JOB: Your task is to give the listing below back word for word, pictures excluded.
* START *
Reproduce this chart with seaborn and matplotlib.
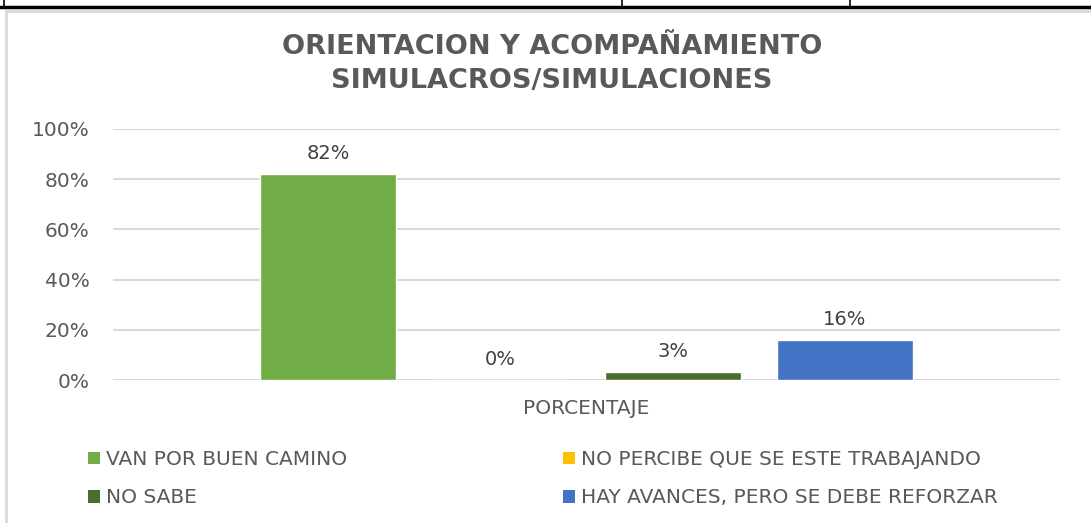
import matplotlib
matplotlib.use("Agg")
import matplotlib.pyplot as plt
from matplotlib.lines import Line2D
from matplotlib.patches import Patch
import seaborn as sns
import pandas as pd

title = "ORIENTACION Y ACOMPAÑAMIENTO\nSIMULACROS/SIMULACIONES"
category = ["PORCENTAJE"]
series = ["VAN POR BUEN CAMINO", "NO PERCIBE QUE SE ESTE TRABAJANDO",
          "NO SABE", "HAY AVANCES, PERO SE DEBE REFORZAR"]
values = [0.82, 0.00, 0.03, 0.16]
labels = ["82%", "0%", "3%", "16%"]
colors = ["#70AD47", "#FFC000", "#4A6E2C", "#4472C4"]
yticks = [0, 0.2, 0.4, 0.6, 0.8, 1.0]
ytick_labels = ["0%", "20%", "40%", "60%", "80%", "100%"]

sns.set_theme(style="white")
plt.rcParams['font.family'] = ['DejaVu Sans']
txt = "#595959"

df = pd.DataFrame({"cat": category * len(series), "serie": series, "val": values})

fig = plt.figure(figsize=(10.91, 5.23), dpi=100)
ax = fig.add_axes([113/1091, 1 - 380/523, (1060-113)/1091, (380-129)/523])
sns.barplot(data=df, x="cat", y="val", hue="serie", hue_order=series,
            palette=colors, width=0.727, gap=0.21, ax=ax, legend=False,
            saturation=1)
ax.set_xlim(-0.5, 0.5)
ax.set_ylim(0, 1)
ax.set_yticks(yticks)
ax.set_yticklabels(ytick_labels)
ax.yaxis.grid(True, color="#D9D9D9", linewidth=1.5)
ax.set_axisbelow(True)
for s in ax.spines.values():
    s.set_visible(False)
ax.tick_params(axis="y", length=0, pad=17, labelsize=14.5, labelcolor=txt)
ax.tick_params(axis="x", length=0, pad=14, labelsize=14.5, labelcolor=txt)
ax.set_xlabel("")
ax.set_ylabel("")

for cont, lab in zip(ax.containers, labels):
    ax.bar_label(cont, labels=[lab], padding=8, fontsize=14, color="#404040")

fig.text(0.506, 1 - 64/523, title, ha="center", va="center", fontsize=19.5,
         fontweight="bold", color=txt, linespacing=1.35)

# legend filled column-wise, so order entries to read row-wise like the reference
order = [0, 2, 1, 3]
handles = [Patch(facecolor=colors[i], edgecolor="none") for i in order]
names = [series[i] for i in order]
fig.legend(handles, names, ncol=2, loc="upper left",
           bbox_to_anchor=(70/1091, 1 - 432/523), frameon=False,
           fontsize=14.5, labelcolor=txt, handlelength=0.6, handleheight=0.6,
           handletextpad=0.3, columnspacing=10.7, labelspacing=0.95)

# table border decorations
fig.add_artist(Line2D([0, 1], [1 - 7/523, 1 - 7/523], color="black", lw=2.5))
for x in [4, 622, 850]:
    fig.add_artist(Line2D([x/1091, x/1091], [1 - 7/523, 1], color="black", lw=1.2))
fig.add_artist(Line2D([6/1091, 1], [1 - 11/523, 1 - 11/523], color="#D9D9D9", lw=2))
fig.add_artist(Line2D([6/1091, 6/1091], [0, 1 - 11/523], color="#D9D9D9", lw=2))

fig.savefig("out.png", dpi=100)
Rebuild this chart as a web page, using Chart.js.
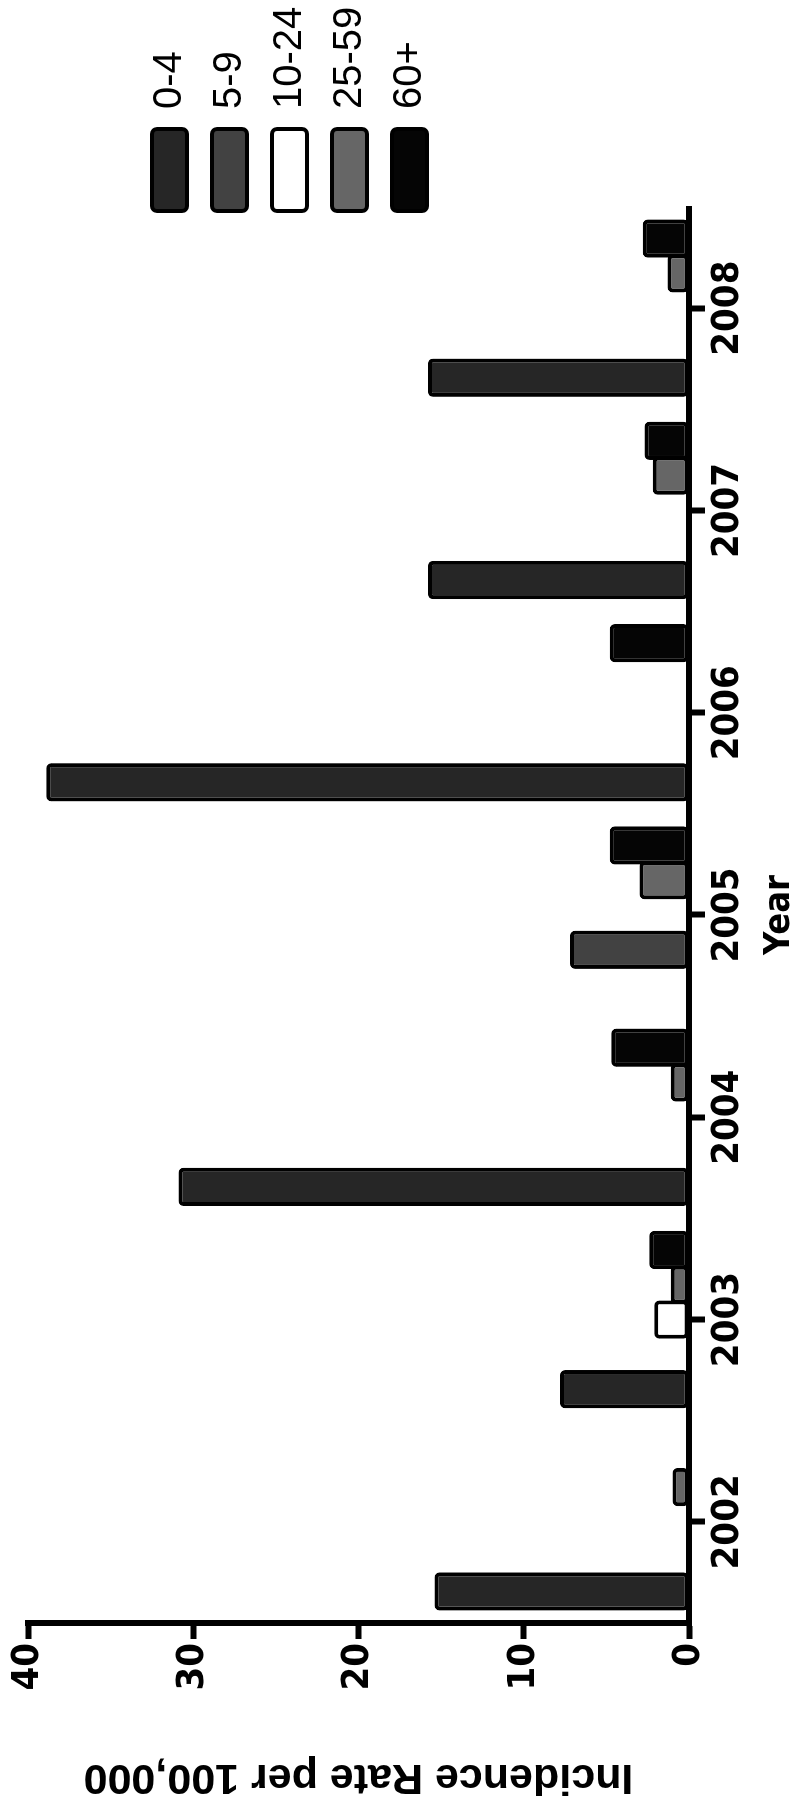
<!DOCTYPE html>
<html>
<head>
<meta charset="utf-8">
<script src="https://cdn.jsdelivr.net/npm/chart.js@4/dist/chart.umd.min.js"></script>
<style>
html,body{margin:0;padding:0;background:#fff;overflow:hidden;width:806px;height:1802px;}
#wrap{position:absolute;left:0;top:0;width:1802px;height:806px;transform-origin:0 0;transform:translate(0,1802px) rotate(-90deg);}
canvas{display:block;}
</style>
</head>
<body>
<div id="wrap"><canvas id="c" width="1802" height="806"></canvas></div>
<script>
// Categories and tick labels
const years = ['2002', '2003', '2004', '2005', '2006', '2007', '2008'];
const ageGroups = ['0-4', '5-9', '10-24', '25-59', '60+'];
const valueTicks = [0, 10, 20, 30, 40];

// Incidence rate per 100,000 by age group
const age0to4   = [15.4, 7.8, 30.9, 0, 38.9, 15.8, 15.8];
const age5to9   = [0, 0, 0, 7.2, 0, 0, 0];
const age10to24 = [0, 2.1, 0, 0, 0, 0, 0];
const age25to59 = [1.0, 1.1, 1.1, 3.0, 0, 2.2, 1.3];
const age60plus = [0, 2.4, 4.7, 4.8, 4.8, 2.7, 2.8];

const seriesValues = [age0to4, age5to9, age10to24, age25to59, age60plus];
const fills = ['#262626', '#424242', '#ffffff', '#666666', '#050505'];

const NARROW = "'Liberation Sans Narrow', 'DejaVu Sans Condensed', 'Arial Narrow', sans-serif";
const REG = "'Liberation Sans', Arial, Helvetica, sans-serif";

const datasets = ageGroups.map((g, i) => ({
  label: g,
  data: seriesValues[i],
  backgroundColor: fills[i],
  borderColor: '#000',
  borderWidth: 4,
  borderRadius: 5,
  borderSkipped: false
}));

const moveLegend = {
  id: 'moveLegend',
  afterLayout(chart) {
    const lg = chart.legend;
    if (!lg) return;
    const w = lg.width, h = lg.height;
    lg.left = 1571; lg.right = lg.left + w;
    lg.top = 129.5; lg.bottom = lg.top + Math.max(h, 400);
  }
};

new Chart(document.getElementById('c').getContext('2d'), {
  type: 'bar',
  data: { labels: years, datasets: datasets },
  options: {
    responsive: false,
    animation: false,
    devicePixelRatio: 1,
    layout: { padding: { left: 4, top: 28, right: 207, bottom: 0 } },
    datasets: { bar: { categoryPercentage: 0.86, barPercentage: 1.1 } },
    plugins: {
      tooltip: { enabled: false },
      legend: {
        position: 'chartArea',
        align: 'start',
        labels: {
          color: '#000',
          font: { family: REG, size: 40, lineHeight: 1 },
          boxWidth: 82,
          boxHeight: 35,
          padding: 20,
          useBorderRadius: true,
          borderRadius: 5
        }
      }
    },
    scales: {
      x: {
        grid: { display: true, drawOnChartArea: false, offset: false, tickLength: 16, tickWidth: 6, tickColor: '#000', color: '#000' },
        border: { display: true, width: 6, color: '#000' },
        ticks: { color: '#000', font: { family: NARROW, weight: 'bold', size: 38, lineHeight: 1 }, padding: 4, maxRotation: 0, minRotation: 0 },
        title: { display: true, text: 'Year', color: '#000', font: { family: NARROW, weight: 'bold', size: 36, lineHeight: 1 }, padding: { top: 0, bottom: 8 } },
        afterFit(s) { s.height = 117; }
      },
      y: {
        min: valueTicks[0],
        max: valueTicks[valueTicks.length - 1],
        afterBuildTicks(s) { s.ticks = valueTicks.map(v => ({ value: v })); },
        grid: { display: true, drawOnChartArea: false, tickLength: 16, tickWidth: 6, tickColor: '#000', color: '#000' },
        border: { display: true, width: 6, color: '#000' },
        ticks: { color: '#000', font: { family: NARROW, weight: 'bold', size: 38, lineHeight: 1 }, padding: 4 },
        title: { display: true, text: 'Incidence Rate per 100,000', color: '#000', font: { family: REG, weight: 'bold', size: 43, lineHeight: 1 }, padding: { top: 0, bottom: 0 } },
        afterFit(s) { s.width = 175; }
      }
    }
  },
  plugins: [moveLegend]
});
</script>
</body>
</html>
* END *
RESULT OF THIS EXERCISE:
Reproduce this chart with seaborn and matplotlib.
import matplotlib
matplotlib.use("Agg")
import matplotlib.pyplot as plt
from matplotlib.lines import Line2D
from matplotlib.patches import Patch
import seaborn as sns
import pandas as pd

title = "ORIENTACION Y ACOMPAÑAMIENTO\nSIMULACROS/SIMULACIONES"
category = ["PORCENTAJE"]
series = ["VAN POR BUEN CAMINO", "NO PERCIBE QUE SE ESTE TRABAJANDO",
          "NO SABE", "HAY AVANCES, PERO SE DEBE REFORZAR"]
values = [0.82, 0.00, 0.03, 0.16]
labels = ["82%", "0%", "3%", "16%"]
colors = ["#70AD47", "#FFC000", "#4A6E2C", "#4472C4"]
yticks = [0, 0.2, 0.4, 0.6, 0.8, 1.0]
ytick_labels = ["0%", "20%", "40%", "60%", "80%", "100%"]

sns.set_theme(style="white")
plt.rcParams['font.family'] = ['DejaVu Sans']
txt = "#595959"

df = pd.DataFrame({"cat": category * len(series), "serie": series, "val": values})

fig = plt.figure(figsize=(10.91, 5.23), dpi=100)
ax = fig.add_axes([113/1091, 1 - 380/523, (1060-113)/1091, (380-129)/523])
sns.barplot(data=df, x="cat", y="val", hue="serie", hue_order=series,
            palette=colors, width=0.727, gap=0.21, ax=ax, legend=False,
            saturation=1)
ax.set_xlim(-0.5, 0.5)
ax.set_ylim(0, 1)
ax.set_yticks(yticks)
ax.set_yticklabels(ytick_labels)
ax.yaxis.grid(True, color="#D9D9D9", linewidth=1.5)
ax.set_axisbelow(True)
for s in ax.spines.values():
    s.set_visible(False)
ax.tick_params(axis="y", length=0, pad=17, labelsize=14.5, labelcolor=txt)
ax.tick_params(axis="x", length=0, pad=14, labelsize=14.5, labelcolor=txt)
ax.set_xlabel("")
ax.set_ylabel("")

for cont, lab in zip(ax.containers, labels):
    ax.bar_label(cont, labels=[lab], padding=8, fontsize=14, color="#404040")

fig.text(0.506, 1 - 64/523, title, ha="center", va="center", fontsize=19.5,
         fontweight="bold", color=txt, linespacing=1.35)

# legend filled column-wise, so order entries to read row-wise like the reference
order = [0, 2, 1, 3]
handles = [Patch(facecolor=colors[i], edgecolor="none") for i in order]
names = [series[i] for i in order]
fig.legend(handles, names, ncol=2, loc="upper left",
           bbox_to_anchor=(70/1091, 1 - 432/523), frameon=False,
           fontsize=14.5, labelcolor=txt, handlelength=0.6, handleheight=0.6,
           handletextpad=0.3, columnspacing=10.7, labelspacing=0.95)

# table border decorations
fig.add_artist(Line2D([0, 1], [1 - 7/523, 1 - 7/523], color="black", lw=2.5))
for x in [4, 622, 850]:
    fig.add_artist(Line2D([x/1091, x/1091], [1 - 7/523, 1], color="black", lw=1.2))
fig.add_artist(Line2D([6/1091, 1], [1 - 11/523, 1 - 11/523], color="#D9D9D9", lw=2))
fig.add_artist(Line2D([6/1091, 6/1091], [0, 1 - 11/523], color="#D9D9D9", lw=2))

fig.savefig("out.png", dpi=100)
Rebuild this chart as a web page, using Chart.js.
<!DOCTYPE html>
<html>
<head>
<meta charset="utf-8">
<script src="https://cdn.jsdelivr.net/npm/chart.js@4/dist/chart.umd.min.js"></script>
<style>
html,body{margin:0;padding:0;background:#fff;overflow:hidden;width:806px;height:1802px;}
#wrap{position:absolute;left:0;top:0;width:1802px;height:806px;transform-origin:0 0;transform:translate(0,1802px) rotate(-90deg);}
canvas{display:block;}
</style>
</head>
<body>
<div id="wrap"><canvas id="c" width="1802" height="806"></canvas></div>
<script>
// Categories and tick labels
const years = ['2002', '2003', '2004', '2005', '2006', '2007', '2008'];
const ageGroups = ['0-4', '5-9', '10-24', '25-59', '60+'];
const valueTicks = [0, 10, 20, 30, 40];

// Incidence rate per 100,000 by age group
const age0to4   = [15.4, 7.8, 30.9, 0, 38.9, 15.8, 15.8];
const age5to9   = [0, 0, 0, 7.2, 0, 0, 0];
const age10to24 = [0, 2.1, 0, 0, 0, 0, 0];
const age25to59 = [1.0, 1.1, 1.1, 3.0, 0, 2.2, 1.3];
const age60plus = [0, 2.4, 4.7, 4.8, 4.8, 2.7, 2.8];

const seriesValues = [age0to4, age5to9, age10to24, age25to59, age60plus];
const fills = ['#262626', '#424242', '#ffffff', '#666666', '#050505'];

const NARROW = "'Liberation Sans Narrow', 'DejaVu Sans Condensed', 'Arial Narrow', sans-serif";
const REG = "'Liberation Sans', Arial, Helvetica, sans-serif";

const datasets = ageGroups.map((g, i) => ({
  label: g,
  data: seriesValues[i],
  backgroundColor: fills[i],
  borderColor: '#000',
  borderWidth: 4,
  borderRadius: 5,
  borderSkipped: false
}));

const moveLegend = {
  id: 'moveLegend',
  afterLayout(chart) {
    const lg = chart.legend;
    if (!lg) return;
    const w = lg.width, h = lg.height;
    lg.left = 1571; lg.right = lg.left + w;
    lg.top = 129.5; lg.bottom = lg.top + Math.max(h, 400);
  }
};

new Chart(document.getElementById('c').getContext('2d'), {
  type: 'bar',
  data: { labels: years, datasets: datasets },
  options: {
    responsive: false,
    animation: false,
    devicePixelRatio: 1,
    layout: { padding: { left: 4, top: 28, right: 207, bottom: 0 } },
    datasets: { bar: { categoryPercentage: 0.86, barPercentage: 1.1 } },
    plugins: {
      tooltip: { enabled: false },
      legend: {
        position: 'chartArea',
        align: 'start',
        labels: {
          color: '#000',
          font: { family: REG, size: 40, lineHeight: 1 },
          boxWidth: 82,
          boxHeight: 35,
          padding: 20,
          useBorderRadius: true,
          borderRadius: 5
        }
      }
    },
    scales: {
      x: {
        grid: { display: true, drawOnChartArea: false, offset: false, tickLength: 16, tickWidth: 6, tickColor: '#000', color: '#000' },
        border: { display: true, width: 6, color: '#000' },
        ticks: { color: '#000', font: { family: NARROW, weight: 'bold', size: 38, lineHeight: 1 }, padding: 4, maxRotation: 0, minRotation: 0 },
        title: { display: true, text: 'Year', color: '#000', font: { family: NARROW, weight: 'bold', size: 36, lineHeight: 1 }, padding: { top: 0, bottom: 8 } },
        afterFit(s) { s.height = 117; }
      },
      y: {
        min: valueTicks[0],
        max: valueTicks[valueTicks.length - 1],
        afterBuildTicks(s) { s.ticks = valueTicks.map(v => ({ value: v })); },
        grid: { display: true, drawOnChartArea: false, tickLength: 16, tickWidth: 6, tickColor: '#000', color: '#000' },
        border: { display: true, width: 6, color: '#000' },
        ticks: { color: '#000', font: { family: NARROW, weight: 'bold', size: 38, lineHeight: 1 }, padding: 4 },
        title: { display: true, text: 'Incidence Rate per 100,000', color: '#000', font: { family: REG, weight: 'bold', size: 43, lineHeight: 1 }, padding: { top: 0, bottom: 0 } },
        afterFit(s) { s.width = 175; }
      }
    }
  },
  plugins: [moveLegend]
});
</script>
</body>
</html>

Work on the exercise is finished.